STATED TASK:
Copy everything in the listing below word for word, apart from any images.
* Start *
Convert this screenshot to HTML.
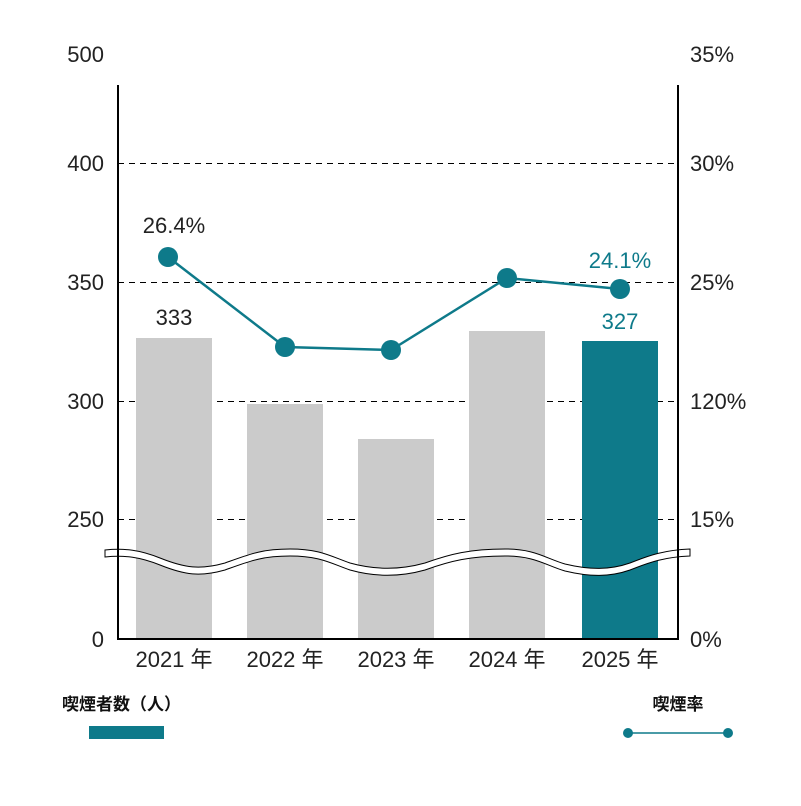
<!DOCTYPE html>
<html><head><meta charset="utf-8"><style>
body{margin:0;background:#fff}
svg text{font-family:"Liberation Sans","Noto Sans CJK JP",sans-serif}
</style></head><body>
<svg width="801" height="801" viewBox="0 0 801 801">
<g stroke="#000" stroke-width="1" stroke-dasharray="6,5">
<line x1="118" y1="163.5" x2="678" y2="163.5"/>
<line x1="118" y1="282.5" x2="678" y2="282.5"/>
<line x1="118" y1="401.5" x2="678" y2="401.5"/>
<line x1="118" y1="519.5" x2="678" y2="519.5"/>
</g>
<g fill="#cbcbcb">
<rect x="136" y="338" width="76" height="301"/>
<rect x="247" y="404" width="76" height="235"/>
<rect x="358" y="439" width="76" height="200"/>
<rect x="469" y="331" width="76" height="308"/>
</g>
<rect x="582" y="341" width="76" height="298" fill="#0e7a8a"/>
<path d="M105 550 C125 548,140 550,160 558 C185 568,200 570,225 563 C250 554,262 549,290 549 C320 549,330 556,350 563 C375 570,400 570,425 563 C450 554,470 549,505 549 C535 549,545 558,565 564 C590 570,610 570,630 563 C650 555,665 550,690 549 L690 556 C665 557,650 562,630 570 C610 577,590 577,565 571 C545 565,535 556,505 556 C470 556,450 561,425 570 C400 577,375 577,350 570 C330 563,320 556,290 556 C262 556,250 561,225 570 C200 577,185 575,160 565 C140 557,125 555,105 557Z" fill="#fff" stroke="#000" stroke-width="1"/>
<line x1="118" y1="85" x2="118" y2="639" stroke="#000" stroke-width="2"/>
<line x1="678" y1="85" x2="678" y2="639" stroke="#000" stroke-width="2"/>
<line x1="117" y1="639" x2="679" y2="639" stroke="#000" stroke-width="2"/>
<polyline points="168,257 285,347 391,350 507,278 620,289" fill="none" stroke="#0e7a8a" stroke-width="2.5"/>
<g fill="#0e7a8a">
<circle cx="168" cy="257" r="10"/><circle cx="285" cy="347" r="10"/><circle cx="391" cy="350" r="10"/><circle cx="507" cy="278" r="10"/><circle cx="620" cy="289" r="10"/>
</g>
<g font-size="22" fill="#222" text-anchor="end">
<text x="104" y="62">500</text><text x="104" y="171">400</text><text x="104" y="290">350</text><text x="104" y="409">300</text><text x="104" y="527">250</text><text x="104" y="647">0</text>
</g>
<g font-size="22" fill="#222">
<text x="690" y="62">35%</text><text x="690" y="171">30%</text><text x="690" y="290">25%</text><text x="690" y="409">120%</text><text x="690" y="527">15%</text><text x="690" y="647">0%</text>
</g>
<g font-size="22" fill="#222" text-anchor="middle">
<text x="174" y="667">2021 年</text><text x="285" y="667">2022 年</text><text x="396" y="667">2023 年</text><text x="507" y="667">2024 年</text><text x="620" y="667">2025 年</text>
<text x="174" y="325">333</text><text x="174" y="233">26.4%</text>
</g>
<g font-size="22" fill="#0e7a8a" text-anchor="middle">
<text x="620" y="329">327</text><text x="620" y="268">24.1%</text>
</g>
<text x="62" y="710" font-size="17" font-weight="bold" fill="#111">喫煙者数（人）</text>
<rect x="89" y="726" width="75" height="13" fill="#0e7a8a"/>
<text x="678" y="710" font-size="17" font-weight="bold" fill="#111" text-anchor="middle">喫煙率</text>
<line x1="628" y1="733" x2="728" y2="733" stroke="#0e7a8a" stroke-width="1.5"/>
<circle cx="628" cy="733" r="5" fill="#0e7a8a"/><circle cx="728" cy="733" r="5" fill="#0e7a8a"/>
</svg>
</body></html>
* End *
SOLUTION FOR THIS TASK:
Convert this screenshot to HTML.
<!DOCTYPE html>
<html><head><meta charset="utf-8"><style>
body{margin:0;background:#fff}
svg text{font-family:"Liberation Sans","Noto Sans CJK JP",sans-serif}
</style></head><body>
<svg width="801" height="801" viewBox="0 0 801 801">
<g stroke="#000" stroke-width="1" stroke-dasharray="6,5">
<line x1="118" y1="163.5" x2="678" y2="163.5"/>
<line x1="118" y1="282.5" x2="678" y2="282.5"/>
<line x1="118" y1="401.5" x2="678" y2="401.5"/>
<line x1="118" y1="519.5" x2="678" y2="519.5"/>
</g>
<g fill="#cbcbcb">
<rect x="136" y="338" width="76" height="301"/>
<rect x="247" y="404" width="76" height="235"/>
<rect x="358" y="439" width="76" height="200"/>
<rect x="469" y="331" width="76" height="308"/>
</g>
<rect x="582" y="341" width="76" height="298" fill="#0e7a8a"/>
<path d="M105 550 C125 548,140 550,160 558 C185 568,200 570,225 563 C250 554,262 549,290 549 C320 549,330 556,350 563 C375 570,400 570,425 563 C450 554,470 549,505 549 C535 549,545 558,565 564 C590 570,610 570,630 563 C650 555,665 550,690 549 L690 556 C665 557,650 562,630 570 C610 577,590 577,565 571 C545 565,535 556,505 556 C470 556,450 561,425 570 C400 577,375 577,350 570 C330 563,320 556,290 556 C262 556,250 561,225 570 C200 577,185 575,160 565 C140 557,125 555,105 557Z" fill="#fff" stroke="#000" stroke-width="1"/>
<line x1="118" y1="85" x2="118" y2="639" stroke="#000" stroke-width="2"/>
<line x1="678" y1="85" x2="678" y2="639" stroke="#000" stroke-width="2"/>
<line x1="117" y1="639" x2="679" y2="639" stroke="#000" stroke-width="2"/>
<polyline points="168,257 285,347 391,350 507,278 620,289" fill="none" stroke="#0e7a8a" stroke-width="2.5"/>
<g fill="#0e7a8a">
<circle cx="168" cy="257" r="10"/><circle cx="285" cy="347" r="10"/><circle cx="391" cy="350" r="10"/><circle cx="507" cy="278" r="10"/><circle cx="620" cy="289" r="10"/>
</g>
<g font-size="22" fill="#222" text-anchor="end">
<text x="104" y="62">500</text><text x="104" y="171">400</text><text x="104" y="290">350</text><text x="104" y="409">300</text><text x="104" y="527">250</text><text x="104" y="647">0</text>
</g>
<g font-size="22" fill="#222">
<text x="690" y="62">35%</text><text x="690" y="171">30%</text><text x="690" y="290">25%</text><text x="690" y="409">120%</text><text x="690" y="527">15%</text><text x="690" y="647">0%</text>
</g>
<g font-size="22" fill="#222" text-anchor="middle">
<text x="174" y="667">2021 年</text><text x="285" y="667">2022 年</text><text x="396" y="667">2023 年</text><text x="507" y="667">2024 年</text><text x="620" y="667">2025 年</text>
<text x="174" y="325">333</text><text x="174" y="233">26.4%</text>
</g>
<g font-size="22" fill="#0e7a8a" text-anchor="middle">
<text x="620" y="329">327</text><text x="620" y="268">24.1%</text>
</g>
<text x="62" y="710" font-size="17" font-weight="bold" fill="#111">喫煙者数（人）</text>
<rect x="89" y="726" width="75" height="13" fill="#0e7a8a"/>
<text x="678" y="710" font-size="17" font-weight="bold" fill="#111" text-anchor="middle">喫煙率</text>
<line x1="628" y1="733" x2="728" y2="733" stroke="#0e7a8a" stroke-width="1.5"/>
<circle cx="628" cy="733" r="5" fill="#0e7a8a"/><circle cx="728" cy="733" r="5" fill="#0e7a8a"/>
</svg>
</body></html>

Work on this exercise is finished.